[Listen to an audio version of this blog here.]
I took a new job last November (you can read about that job search process here). I had outgrown my previous position, and I was excited to start something new. I left the nonprofit fundraising world to try my hand at sales, a transition that isn't altogether shocking. There is a lot of overlap between fundraising and sales, and many of the processes are the same. Emails, phone calls, meetings, talking about the product (or organization), listening, learning, asking, selling. The organization I joined was selling to the foundation/nonprofit space so it felt like a great fit.
I bought a few books about sales to get myself up to speed. One called New Sales Simplified by Mike Weinberg and one called Predictable Prospecting by Tyler Donovan. As I read through both of these books, I learned a few things: sales doesn't have to be hard if you're smart about it. The way an organization treats their sales team has a direct impact on their bottom line. The way a sales process is structured can save you a lot of time. The way you tell a sales story, who you tell it to, and how are the key elements to making a sale. Cold calling isn't terrible if you're calling a good prospect, and outreach isn't scary or even unenjoyable if you're selling a good tool. When I was fundraising, I loved calling new donors. I was proud of where I worked, and wanted to do well. I brought that same energy to my new job: excitement, a desire to do well, a desire to learn, an eagerness to hit the ground running.
But (isn't there always a but?) I soon grew frustrated with my new job. There was no structured onboarding, so I tried my best to figure out an entirely new industry and an entirely new way of doing things. I spent weeks learning, taking a coding class (per the instruction of my new boss), building lead lists, and getting ready to start outreach in the new year. I started my outreach with a list of warm leads, and that went well. I gained traction with potential customers and I was feeling good. The lack of sales materials and processes was annoying, but I had a group of potential customers who needed a solution and I was offering them a pretty damn good one.

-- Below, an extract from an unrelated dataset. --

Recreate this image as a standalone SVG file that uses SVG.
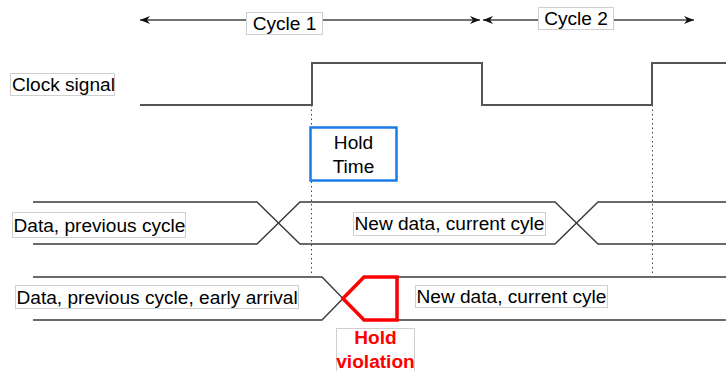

I exhausted that list relatively quickly, and began cold outreach to...nobody in particular. I was reaching out to any and every foundation or grantmaking organization and I knew it was a bad strategy. However, because I was new to sales, I didn't know what to do instead. And because the organization was small, I was the only one generating cold leads. And because the organization was not altogether organized, there was nobody around who had been successful in generating cold leads. There was no one to learn from. That's when I started dreading my job. My metrics were centered around the number of calls and emails and there was less focus on the quality of potential prospects. I felt micromanaged and that made me feel uninspired. I couldn't send an email without my manager going through it with a fine toothed comb. Since writing is my preferred method of communication, this felt especially maddening.
Why did they hire me if they didn't think I could do this? I wondered. Why doesn't anyone seem to hear what I'm saying? Why doesn't anyone seem to know what to do? I took a new job so I could grow, but I was spending entire days finding contact information and entering it into spreadsheets. I was spending entire days cold calling bad prospects from my personal cell phone. I mentioned the sales books I'd read and my feedback was shrugged off. I expressed that we had no cohesive messaging, so the sales team had a pitching session, which would have been great, had we had any messaging guidance at all. We were all shooting in the dark, and I built my pitch around what worked with cold calls. Short, sweet, and to the point.
I don't mean to be critical of my past employer. I'm grateful they took a chance on me, and I know my frustrations are normal of startups and small teams. But when a recruiter reached out to me about a job at another organization, I entertained a conversation. I even tried to take myself out of the process when the compensation was disclosed, but they offered to negotiate. When I met with the woman who is my new manager, I felt at ease. She seemed smart and savvy and welcoming. When I met the sales team, I thought, "These are people I could definitely work with." And when I met the CEO, I knew I was meeting a leader who cared about his company and everyone who worked in it.
I wasn't looking for anything new, but I was waking up uninspired to work, and that's a terrible feeling. I love to work. I love to make things and see that my efforts are paying off. Not every job is a good fit for everyone, and maybe I would have grown to like the job over time. Maybe it was simply a bad fit for my skills and personality. "Maybe" isn't a great strategy for growth, though, so when a great opportunity presented itself, I took it. Right now, organization's are hiring like mad, and offering better pay and benefits than ever. If you're looking for a change, now is the perfect time. And if you're unhappy where you are, you can always, always work toward something better.